* _Available data_
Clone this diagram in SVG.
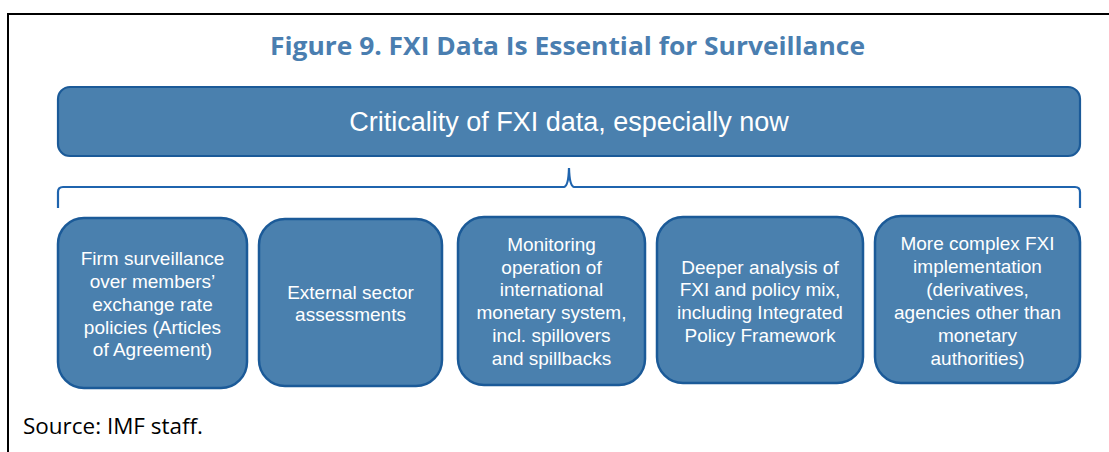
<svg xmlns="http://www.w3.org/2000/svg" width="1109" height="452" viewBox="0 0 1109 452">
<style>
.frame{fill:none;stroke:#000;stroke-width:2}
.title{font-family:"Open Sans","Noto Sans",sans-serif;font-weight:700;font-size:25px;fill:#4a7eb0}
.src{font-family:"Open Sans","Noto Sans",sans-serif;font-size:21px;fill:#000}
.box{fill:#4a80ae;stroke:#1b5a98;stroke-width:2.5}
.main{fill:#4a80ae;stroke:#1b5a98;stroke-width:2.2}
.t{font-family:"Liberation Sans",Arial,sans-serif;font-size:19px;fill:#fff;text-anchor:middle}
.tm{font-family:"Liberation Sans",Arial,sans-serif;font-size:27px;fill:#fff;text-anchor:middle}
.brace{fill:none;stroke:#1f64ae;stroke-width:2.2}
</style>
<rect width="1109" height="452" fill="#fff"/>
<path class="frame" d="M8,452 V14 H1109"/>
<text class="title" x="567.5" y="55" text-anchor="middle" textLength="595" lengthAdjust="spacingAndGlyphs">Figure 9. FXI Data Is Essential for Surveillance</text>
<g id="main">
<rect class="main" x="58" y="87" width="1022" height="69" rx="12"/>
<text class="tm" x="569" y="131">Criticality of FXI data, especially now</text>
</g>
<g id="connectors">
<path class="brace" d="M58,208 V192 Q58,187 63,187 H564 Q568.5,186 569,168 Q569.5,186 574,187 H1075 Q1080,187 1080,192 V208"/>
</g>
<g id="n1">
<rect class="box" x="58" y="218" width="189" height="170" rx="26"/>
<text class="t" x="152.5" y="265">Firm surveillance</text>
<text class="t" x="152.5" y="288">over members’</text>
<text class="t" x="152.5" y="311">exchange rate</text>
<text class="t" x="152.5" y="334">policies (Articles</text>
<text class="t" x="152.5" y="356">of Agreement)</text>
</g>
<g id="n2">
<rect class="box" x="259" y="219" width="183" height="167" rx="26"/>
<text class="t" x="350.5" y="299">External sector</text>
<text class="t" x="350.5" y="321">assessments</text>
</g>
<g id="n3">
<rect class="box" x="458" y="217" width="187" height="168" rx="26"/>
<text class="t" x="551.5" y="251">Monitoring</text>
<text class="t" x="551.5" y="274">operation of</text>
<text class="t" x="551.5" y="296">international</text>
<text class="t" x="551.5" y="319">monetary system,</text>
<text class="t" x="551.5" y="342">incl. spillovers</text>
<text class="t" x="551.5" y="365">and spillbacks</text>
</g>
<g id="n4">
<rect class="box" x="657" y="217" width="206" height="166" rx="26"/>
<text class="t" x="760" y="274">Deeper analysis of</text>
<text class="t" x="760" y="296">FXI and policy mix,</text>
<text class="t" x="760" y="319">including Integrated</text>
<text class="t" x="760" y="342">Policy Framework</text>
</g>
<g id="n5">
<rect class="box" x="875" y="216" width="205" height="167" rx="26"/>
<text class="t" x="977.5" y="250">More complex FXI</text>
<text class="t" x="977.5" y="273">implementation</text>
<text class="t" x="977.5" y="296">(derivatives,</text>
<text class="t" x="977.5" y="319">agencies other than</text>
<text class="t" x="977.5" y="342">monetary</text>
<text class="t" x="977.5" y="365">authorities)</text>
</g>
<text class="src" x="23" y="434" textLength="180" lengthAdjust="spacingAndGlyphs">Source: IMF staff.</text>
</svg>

* _Aim of the exercise_
Copy every line above word for word and exclude the pictures.

* _Result_
Clone this diagram in SVG.
<svg xmlns="http://www.w3.org/2000/svg" width="1109" height="452" viewBox="0 0 1109 452">
<style>
.frame{fill:none;stroke:#000;stroke-width:2}
.title{font-family:"Open Sans","Noto Sans",sans-serif;font-weight:700;font-size:25px;fill:#4a7eb0}
.src{font-family:"Open Sans","Noto Sans",sans-serif;font-size:21px;fill:#000}
.box{fill:#4a80ae;stroke:#1b5a98;stroke-width:2.5}
.main{fill:#4a80ae;stroke:#1b5a98;stroke-width:2.2}
.t{font-family:"Liberation Sans",Arial,sans-serif;font-size:19px;fill:#fff;text-anchor:middle}
.tm{font-family:"Liberation Sans",Arial,sans-serif;font-size:27px;fill:#fff;text-anchor:middle}
.brace{fill:none;stroke:#1f64ae;stroke-width:2.2}
</style>
<rect width="1109" height="452" fill="#fff"/>
<path class="frame" d="M8,452 V14 H1109"/>
<text class="title" x="567.5" y="55" text-anchor="middle" textLength="595" lengthAdjust="spacingAndGlyphs">Figure 9. FXI Data Is Essential for Surveillance</text>
<g id="main">
<rect class="main" x="58" y="87" width="1022" height="69" rx="12"/>
<text class="tm" x="569" y="131">Criticality of FXI data, especially now</text>
</g>
<g id="connectors">
<path class="brace" d="M58,208 V192 Q58,187 63,187 H564 Q568.5,186 569,168 Q569.5,186 574,187 H1075 Q1080,187 1080,192 V208"/>
</g>
<g id="n1">
<rect class="box" x="58" y="218" width="189" height="170" rx="26"/>
<text class="t" x="152.5" y="265">Firm surveillance</text>
<text class="t" x="152.5" y="288">over members’</text>
<text class="t" x="152.5" y="311">exchange rate</text>
<text class="t" x="152.5" y="334">policies (Articles</text>
<text class="t" x="152.5" y="356">of Agreement)</text>
</g>
<g id="n2">
<rect class="box" x="259" y="219" width="183" height="167" rx="26"/>
<text class="t" x="350.5" y="299">External sector</text>
<text class="t" x="350.5" y="321">assessments</text>
</g>
<g id="n3">
<rect class="box" x="458" y="217" width="187" height="168" rx="26"/>
<text class="t" x="551.5" y="251">Monitoring</text>
<text class="t" x="551.5" y="274">operation of</text>
<text class="t" x="551.5" y="296">international</text>
<text class="t" x="551.5" y="319">monetary system,</text>
<text class="t" x="551.5" y="342">incl. spillovers</text>
<text class="t" x="551.5" y="365">and spillbacks</text>
</g>
<g id="n4">
<rect class="box" x="657" y="217" width="206" height="166" rx="26"/>
<text class="t" x="760" y="274">Deeper analysis of</text>
<text class="t" x="760" y="296">FXI and policy mix,</text>
<text class="t" x="760" y="319">including Integrated</text>
<text class="t" x="760" y="342">Policy Framework</text>
</g>
<g id="n5">
<rect class="box" x="875" y="216" width="205" height="167" rx="26"/>
<text class="t" x="977.5" y="250">More complex FXI</text>
<text class="t" x="977.5" y="273">implementation</text>
<text class="t" x="977.5" y="296">(derivatives,</text>
<text class="t" x="977.5" y="319">agencies other than</text>
<text class="t" x="977.5" y="342">monetary</text>
<text class="t" x="977.5" y="365">authorities)</text>
</g>
<text class="src" x="23" y="434" textLength="180" lengthAdjust="spacingAndGlyphs">Source: IMF staff.</text>
</svg>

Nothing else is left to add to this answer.